Delegate: Mr. Vos
29. Mr. VOS (Netherlands), speaking as youth representative of the Netherlands, said that in his country, as elsewhere, the family had changed, becoming what the United Nations had acknowledged to be a “pluriform entity”. Societies should act with understanding and tolerance, rather than rejection and discrimination, towards non-traditional families and allow young people to choose the family lifestyle best suited to them, even if it was not the same as that chosen by the majority. [*8*]
30. Young people were deeply concerned about the problem of inequality between rich and poor, North and South, and even within countries. Increasing numbers of children, especially in the 6 to 11 age group, were unable to attend school because they had to work to provide for their families. Measures to promote access to education and reduce the school drop-out rate should therefore be included in the proposed World Programme of Action for Youth towards the Year 2000 and Beyond. Those measures should not focus only on young people between the ages of 15 and 25; they should also take account of the situation of younger children. They could take inspiration from the plan initiated by President Nelson Mandela in South Africa, encouraging attendance at school, particularly by girls, by providing both lessons and school meals free of charge.
31. Every year, poverty and war drove thousands of migrants to settle incountries which were not their own and where, unfortunately, they were often victims of exclusion and discrimination.
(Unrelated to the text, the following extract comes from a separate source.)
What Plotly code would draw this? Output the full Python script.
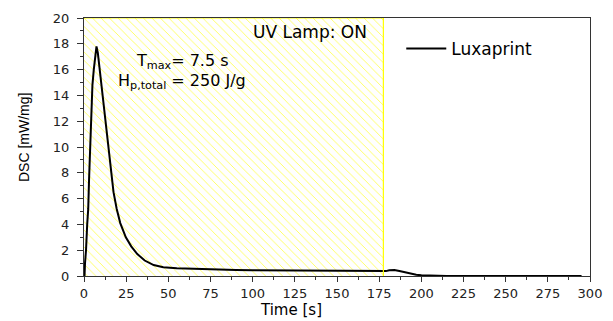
import plotly.graph_objects as go

# Data
time_s = [0, 0.3, 0.6, 1.2, 1.9, 2.5, 3.0, 3.5, 4.0, 4.5, 5.0, 5.8, 6.5, 7.4, 8.2,
          9.3, 10.3, 11.6, 12.5, 13.5, 14.7, 16.1, 17.5, 19.4, 21.5, 24.8, 28, 31.6,
          36, 41.3, 47, 55, 65, 75, 90, 100, 115, 125, 140, 150, 165, 175, 177.5,
          179, 181, 184, 187, 190, 194, 197, 200, 205, 215, 240, 270, 295]
dsc = [0, 0, 1.0, 2.0, 4.0, 5.2, 7.5, 9.5, 11.0, 13.5, 14.8, 16.0, 17.0, 17.8, 17.3,
       16.0, 15.0, 13.5, 12.3, 11.2, 10.0, 7.9, 6.5, 5.2, 4.1, 3.0, 2.3, 1.7,
       1.2, 0.85, 0.68, 0.6, 0.55, 0.5, 0.47, 0.45, 0.43, 0.41, 0.39, 0.37, 0.35, 0.34, 0.33,
       0.38, 0.45, 0.46, 0.38, 0.28, 0.17, 0.1, 0.05, 0.02, 0.0, 0.0, 0.0, 0.0]

lamp_on = [0, 177.5]          # UV lamp ON interval [s]
y_range = [0, 20]
x_range = [0, 300]
x_ticks = [0, 25, 50, 75, 100, 125, 150, 175, 200, 225, 250, 275, 300]
y_ticks = [0, 2, 4, 6, 8, 10, 12, 14, 16, 18, 20]
series_name = "Luxaprint"

fig = go.Figure()

# hatched region for lamp ON
fig.add_trace(go.Scatter(
    x=[lamp_on[0], lamp_on[1], lamp_on[1], lamp_on[0], lamp_on[0]],
    y=[y_range[0], y_range[0], y_range[1], y_range[1], y_range[0]],
    mode="lines", fill="toself", line=dict(width=0),
    fillcolor="white",
    fillpattern=dict(shape="\\", fgcolor="#ffff30", bgcolor="white",
                     size=6, solidity=0.12, fillmode="replace"),
    showlegend=False, hoverinfo="skip"))

fig.add_trace(go.Scatter(x=time_s, y=dsc, mode="lines", name=series_name,
                         line=dict(color="black", width=2)))

# yellow edges of the lamp region (top and right)
fig.add_shape(type="line", x0=lamp_on[0], x1=lamp_on[1], y0=y_range[1], y1=y_range[1],
              xref="x", yref="y", line=dict(color="#ffff00", width=1.2), layer="above")
fig.add_shape(type="line", x0=lamp_on[1], x1=lamp_on[1], y0=y_range[0], y1=y_range[1],
              xref="x", yref="y", line=dict(color="#ffff00", width=1.2), layer="above")

tick_font = dict(family="DejaVu Sans", size=13, color="#222")
fig.update_xaxes(range=x_range, tickvals=x_ticks, ticks="outside", ticklen=5,
                 tickcolor="#333", showline=True, linecolor="#333", linewidth=1,
                 mirror=True, showgrid=False, zeroline=False, tickfont=tick_font,
                 minor=dict(dtick=12.5, ticks="outside", ticklen=3, tickcolor="#333"))
fig.update_yaxes(range=y_range, tickvals=y_ticks, ticks="outside", ticklen=6,
                 tickcolor="#333", showline=True, linecolor="#333", linewidth=1,
                 mirror=True, showgrid=False, zeroline=False, tickfont=tick_font,
                 ticklabelstandoff=5,
                 minor=dict(dtick=1, ticks="outside", ticklen=3, tickcolor="#333"))

anns = [
    dict(text="UV Lamp: ON", x=0.446, y=0.945, font=dict(size=17, family="DejaVu Sans")),
    dict(text="T<sub>max</sub>= 7.5 s", x=0.0988, y=0.83, xanchor="left",
         font=dict(size=16, family="DejaVu Sans")),
    dict(text="H<sub>p,total</sub> = 250 J/g", x=0.063, y=0.752, xanchor="left",
         font=dict(size=16, family="DejaVu Sans")),
    dict(text="Time [s]", x=0.41, y=-0.132, font=dict(size=15, family="DejaVu Sans")),
    dict(text="DSC [mW/mg]", x=-0.12, y=0.536, textangle=-90,
         font=dict(size=14, family="Liberation Sans")),
]
for a in anns:
    a.setdefault("xanchor", "center")
    fig.add_annotation(xref="paper", yref="paper", showarrow=False, yanchor="middle",
                       font_color="black", **{k: v for k, v in a.items()})

fig.update_layout(
    width=613, height=321,
    margin=dict(l=84, r=13, t=11, b=45),
    paper_bgcolor="white", plot_bgcolor="white",
    showlegend=True,
    legend=dict(x=0.627, y=0.95, xanchor="left", yanchor="top", itemwidth=40,
                bgcolor="rgba(0,0,0,0)", font=dict(size=17, family="DejaVu Sans", color="black")),
)

fig.write_html("out.html")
Their children often experienced problems of social integration and identity. The proposed Programme of Action did not adequately address the problems of young migrants. Countries should make greater efforts and devote more resources to training for first- and second-generation migrants, create jobs for them and increase the local population’s awareness of cultural diversity in order to foster understanding and tolerance.
32. In a world in which hunger, overpopulation and environmental problems were a source of universal concern, the Programme of Action for Youth should provide young people with fresh opportunities to participate in the search for solutions to such problems, which they themselves would eventually have to face. In that regard, it was disappointing to note that, despite the good intentions expressed at the United Nations, only three youth representatives were present in the Third Committee. If the Organization really wanted to tackle the problems of young people, youth representatives would have to be included in national delegations. On the tenth anniversary of the International Youth Year, it was time for the United Nations to realize that young people were not the problem, but the solution.